The attempted assassination has moved into an evidentiary phase. Federal investigators recovered a pellet lodged in protective gear worn by a Secret Service detail member, linking the projectile to a suspect under investigation, according to multiple outlets covering the case on May 2. The forensic finding narrows investigative scope and raises questions about breach protocols at an active presidential protection site. The incident adds operational pressure to an already fractured White House security apparatus, even as Trump prepares second-term policy implementation across multiple contested domains.
Germany's Merz sought to manage the fracture explicitly. In a statement reported by the Financial Times on May 2, the chancellor signaled Berlin's willingness to cooperate with Trump despite NATO tensions over defense spending and burden-sharing expectations. Merz's move represents a calculated choice to preserve alliance architecture rather than escalate rhetorical distance. European leaders appear to have concluded that public friction risks accelerating NATO's institutional decay, and are opting for private negotiation over visible conflict.
Taiwan's Lai pressed forward with African diplomacy despite Chinese isolation efforts. The president visited Eswatini on May 2, reinforcing diplomatic ties in one of Taiwan's remaining formal allies, according to reporting by Reuters. Beijing has intensified rhetorical pressure and expanded its own African outreach to isolate Taipei, yet Taiwan has chosen to deepen engagement rather than retreat. The visit signals Taipei's assessment that visible passivity would accelerate defection among remaining allied states, making continued movement essential despite asymmetric pressure.

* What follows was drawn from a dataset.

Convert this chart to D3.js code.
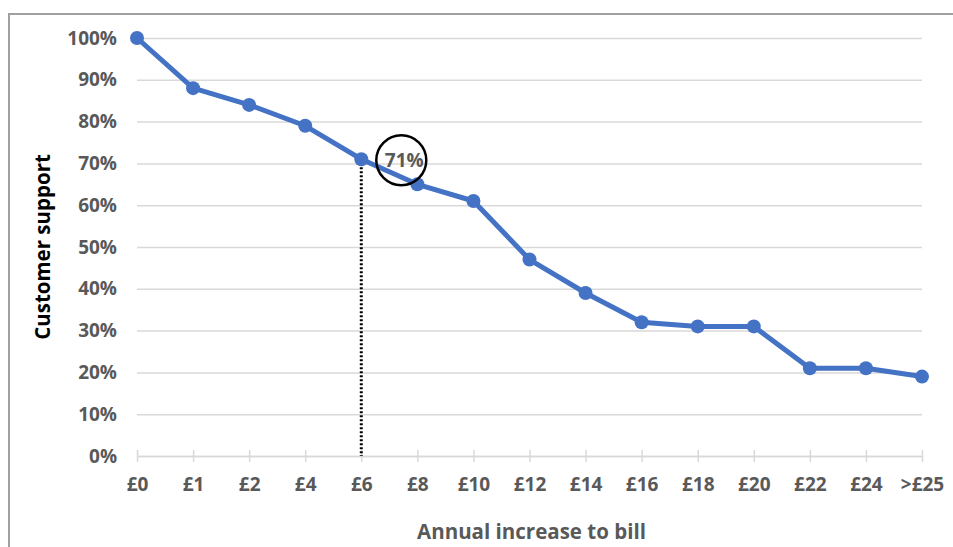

The three developments converge on a single strategic calculation: actors are attempting to stabilize their positions against deteriorating alliance coherence under Trump's second-term agenda. The assassination attempt introduces unpredictability into White House decision-making at a moment when US commitments to NATO and Taiwan are already under strain. Germany's reassurance and Taiwan's African outreach are not independent responses; they are countermeasures to the same underlying instability. Both are betting that visible commitment to existing partnerships can slow defection, even as Trump signals potential recalibration of US treaty obligations. The result is a temporary holding pattern: allies signaling continuity while Trump's security crisis deepens, and strategic partners positioning for potential abandonment rather than genuine confidence in US reliability.